## Records for processing
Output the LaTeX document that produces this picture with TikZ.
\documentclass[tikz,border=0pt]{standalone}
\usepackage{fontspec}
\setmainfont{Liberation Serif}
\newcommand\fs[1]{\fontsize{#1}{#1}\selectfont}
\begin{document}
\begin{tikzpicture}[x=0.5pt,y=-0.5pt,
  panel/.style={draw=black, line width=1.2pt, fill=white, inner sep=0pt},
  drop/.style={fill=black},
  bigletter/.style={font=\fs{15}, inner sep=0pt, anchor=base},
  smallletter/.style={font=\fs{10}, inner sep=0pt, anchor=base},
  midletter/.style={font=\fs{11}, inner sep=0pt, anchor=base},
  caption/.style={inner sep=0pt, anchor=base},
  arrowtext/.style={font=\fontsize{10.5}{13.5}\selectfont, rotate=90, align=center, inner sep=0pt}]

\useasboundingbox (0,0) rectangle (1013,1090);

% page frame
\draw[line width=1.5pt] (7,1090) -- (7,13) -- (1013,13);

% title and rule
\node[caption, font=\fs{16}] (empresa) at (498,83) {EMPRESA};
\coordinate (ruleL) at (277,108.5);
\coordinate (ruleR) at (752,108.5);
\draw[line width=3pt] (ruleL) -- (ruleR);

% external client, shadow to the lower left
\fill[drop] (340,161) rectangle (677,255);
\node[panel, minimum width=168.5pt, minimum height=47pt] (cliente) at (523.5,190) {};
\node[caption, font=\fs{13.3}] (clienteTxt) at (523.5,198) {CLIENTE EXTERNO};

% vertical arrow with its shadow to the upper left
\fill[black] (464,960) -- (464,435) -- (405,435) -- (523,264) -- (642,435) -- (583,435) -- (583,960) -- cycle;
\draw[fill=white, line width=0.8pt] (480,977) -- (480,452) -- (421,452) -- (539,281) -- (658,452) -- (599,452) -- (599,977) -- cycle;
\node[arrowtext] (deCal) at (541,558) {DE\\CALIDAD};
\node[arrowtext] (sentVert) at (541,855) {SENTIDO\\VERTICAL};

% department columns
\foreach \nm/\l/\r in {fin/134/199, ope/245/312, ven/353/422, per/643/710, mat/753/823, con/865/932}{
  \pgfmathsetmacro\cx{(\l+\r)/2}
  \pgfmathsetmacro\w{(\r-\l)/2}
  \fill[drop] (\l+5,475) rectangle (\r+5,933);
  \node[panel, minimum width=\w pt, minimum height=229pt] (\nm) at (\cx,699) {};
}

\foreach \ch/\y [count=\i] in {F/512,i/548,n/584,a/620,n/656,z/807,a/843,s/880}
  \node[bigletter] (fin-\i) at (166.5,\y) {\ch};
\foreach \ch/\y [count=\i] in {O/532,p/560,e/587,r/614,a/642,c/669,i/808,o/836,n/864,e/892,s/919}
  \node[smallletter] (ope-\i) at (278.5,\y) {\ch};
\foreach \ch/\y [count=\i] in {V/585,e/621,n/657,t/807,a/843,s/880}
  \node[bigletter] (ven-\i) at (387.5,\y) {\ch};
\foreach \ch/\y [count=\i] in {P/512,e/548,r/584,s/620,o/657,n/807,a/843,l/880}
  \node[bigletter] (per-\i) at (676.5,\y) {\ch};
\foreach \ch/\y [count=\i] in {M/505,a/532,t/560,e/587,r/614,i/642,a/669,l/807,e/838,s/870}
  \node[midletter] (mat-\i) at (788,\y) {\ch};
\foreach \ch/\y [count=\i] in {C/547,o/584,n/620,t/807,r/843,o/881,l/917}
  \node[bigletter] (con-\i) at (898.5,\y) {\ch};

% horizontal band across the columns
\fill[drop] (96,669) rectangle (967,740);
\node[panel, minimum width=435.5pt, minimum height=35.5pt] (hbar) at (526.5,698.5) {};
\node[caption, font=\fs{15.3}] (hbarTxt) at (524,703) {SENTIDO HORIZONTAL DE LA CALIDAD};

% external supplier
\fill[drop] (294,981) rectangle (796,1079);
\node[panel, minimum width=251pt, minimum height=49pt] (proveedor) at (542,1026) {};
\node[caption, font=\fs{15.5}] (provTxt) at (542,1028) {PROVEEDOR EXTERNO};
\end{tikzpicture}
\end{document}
* * *
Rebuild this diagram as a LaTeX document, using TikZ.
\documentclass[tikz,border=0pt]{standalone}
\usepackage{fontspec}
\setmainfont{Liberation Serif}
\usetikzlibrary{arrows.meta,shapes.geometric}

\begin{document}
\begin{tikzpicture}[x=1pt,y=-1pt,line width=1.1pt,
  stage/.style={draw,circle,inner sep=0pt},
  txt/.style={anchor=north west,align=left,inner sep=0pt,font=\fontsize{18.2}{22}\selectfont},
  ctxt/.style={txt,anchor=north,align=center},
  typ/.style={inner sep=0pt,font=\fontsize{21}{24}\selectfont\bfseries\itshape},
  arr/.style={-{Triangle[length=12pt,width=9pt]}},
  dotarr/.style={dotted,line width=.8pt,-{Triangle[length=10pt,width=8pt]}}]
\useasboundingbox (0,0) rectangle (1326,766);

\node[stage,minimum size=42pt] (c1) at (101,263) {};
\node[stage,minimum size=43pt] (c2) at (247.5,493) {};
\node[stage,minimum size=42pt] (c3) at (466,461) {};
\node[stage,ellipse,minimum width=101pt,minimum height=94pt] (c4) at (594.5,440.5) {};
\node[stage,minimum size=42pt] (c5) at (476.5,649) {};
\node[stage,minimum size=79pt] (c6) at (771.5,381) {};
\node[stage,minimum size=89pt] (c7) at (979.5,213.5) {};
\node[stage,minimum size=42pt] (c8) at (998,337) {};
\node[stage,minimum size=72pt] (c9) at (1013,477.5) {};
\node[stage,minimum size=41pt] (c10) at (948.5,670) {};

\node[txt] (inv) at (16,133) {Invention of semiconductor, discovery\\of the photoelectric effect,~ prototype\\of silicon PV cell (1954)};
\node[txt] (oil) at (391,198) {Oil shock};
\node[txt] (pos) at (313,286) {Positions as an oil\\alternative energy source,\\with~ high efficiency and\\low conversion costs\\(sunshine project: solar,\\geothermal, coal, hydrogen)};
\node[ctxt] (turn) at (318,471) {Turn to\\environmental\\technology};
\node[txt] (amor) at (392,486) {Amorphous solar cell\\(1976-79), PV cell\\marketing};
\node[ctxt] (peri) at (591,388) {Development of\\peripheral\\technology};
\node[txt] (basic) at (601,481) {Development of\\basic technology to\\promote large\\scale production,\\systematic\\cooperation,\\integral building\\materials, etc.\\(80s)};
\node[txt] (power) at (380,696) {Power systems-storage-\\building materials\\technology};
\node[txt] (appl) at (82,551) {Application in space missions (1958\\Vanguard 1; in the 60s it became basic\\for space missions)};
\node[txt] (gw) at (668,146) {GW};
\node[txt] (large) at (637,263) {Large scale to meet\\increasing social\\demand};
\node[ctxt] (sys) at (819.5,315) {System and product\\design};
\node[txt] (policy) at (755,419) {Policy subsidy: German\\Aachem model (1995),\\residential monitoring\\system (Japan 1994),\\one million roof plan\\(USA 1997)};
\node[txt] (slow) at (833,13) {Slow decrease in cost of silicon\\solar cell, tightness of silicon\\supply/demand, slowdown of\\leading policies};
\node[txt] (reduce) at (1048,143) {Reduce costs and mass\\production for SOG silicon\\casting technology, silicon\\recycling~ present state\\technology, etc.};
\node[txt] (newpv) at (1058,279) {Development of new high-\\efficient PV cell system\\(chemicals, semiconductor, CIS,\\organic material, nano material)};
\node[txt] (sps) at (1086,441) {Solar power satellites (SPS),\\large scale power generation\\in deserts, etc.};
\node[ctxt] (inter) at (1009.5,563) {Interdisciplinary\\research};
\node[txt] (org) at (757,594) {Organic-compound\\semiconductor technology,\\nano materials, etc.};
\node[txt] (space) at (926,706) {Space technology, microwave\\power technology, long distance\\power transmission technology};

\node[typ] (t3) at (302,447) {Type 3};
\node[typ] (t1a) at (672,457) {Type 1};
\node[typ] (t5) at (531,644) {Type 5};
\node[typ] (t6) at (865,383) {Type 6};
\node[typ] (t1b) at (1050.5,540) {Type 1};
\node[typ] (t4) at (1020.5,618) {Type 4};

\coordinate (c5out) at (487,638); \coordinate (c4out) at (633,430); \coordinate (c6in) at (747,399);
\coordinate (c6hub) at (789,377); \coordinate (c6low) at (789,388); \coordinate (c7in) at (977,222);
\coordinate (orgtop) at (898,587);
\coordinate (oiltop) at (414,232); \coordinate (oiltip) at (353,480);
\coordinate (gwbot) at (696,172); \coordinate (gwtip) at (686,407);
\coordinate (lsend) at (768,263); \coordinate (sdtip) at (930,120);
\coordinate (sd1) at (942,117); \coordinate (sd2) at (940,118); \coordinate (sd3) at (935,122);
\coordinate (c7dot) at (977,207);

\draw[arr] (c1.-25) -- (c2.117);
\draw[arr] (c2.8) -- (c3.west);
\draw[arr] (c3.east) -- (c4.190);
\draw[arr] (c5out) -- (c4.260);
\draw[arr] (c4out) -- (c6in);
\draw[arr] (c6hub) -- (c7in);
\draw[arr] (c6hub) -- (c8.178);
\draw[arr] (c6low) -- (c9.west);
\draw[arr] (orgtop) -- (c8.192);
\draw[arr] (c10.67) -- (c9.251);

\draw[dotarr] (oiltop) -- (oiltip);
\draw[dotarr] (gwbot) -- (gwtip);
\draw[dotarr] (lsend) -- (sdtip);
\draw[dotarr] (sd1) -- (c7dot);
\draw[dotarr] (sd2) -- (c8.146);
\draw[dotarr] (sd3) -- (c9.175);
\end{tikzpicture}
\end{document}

## What the exercise asks
Above are the lines; repeat exactly the ones from the line containing "Rebuild this diagram" down to the line containing "(0,0) rectangle (1326,766);", both inclusive.

## Task output
Rebuild this diagram as a LaTeX document, using TikZ.
\documentclass[tikz,border=0pt]{standalone}
\usepackage{fontspec}
\setmainfont{Liberation Serif}
\usetikzlibrary{arrows.meta,shapes.geometric}

\begin{document}
\begin{tikzpicture}[x=1pt,y=-1pt,line width=1.1pt,
  stage/.style={draw,circle,inner sep=0pt},
  txt/.style={anchor=north west,align=left,inner sep=0pt,font=\fontsize{18.2}{22}\selectfont},
  ctxt/.style={txt,anchor=north,align=center},
  typ/.style={inner sep=0pt,font=\fontsize{21}{24}\selectfont\bfseries\itshape},
  arr/.style={-{Triangle[length=12pt,width=9pt]}},
  dotarr/.style={dotted,line width=.8pt,-{Triangle[length=10pt,width=8pt]}}]
\useasboundingbox (0,0) rectangle (1326,766);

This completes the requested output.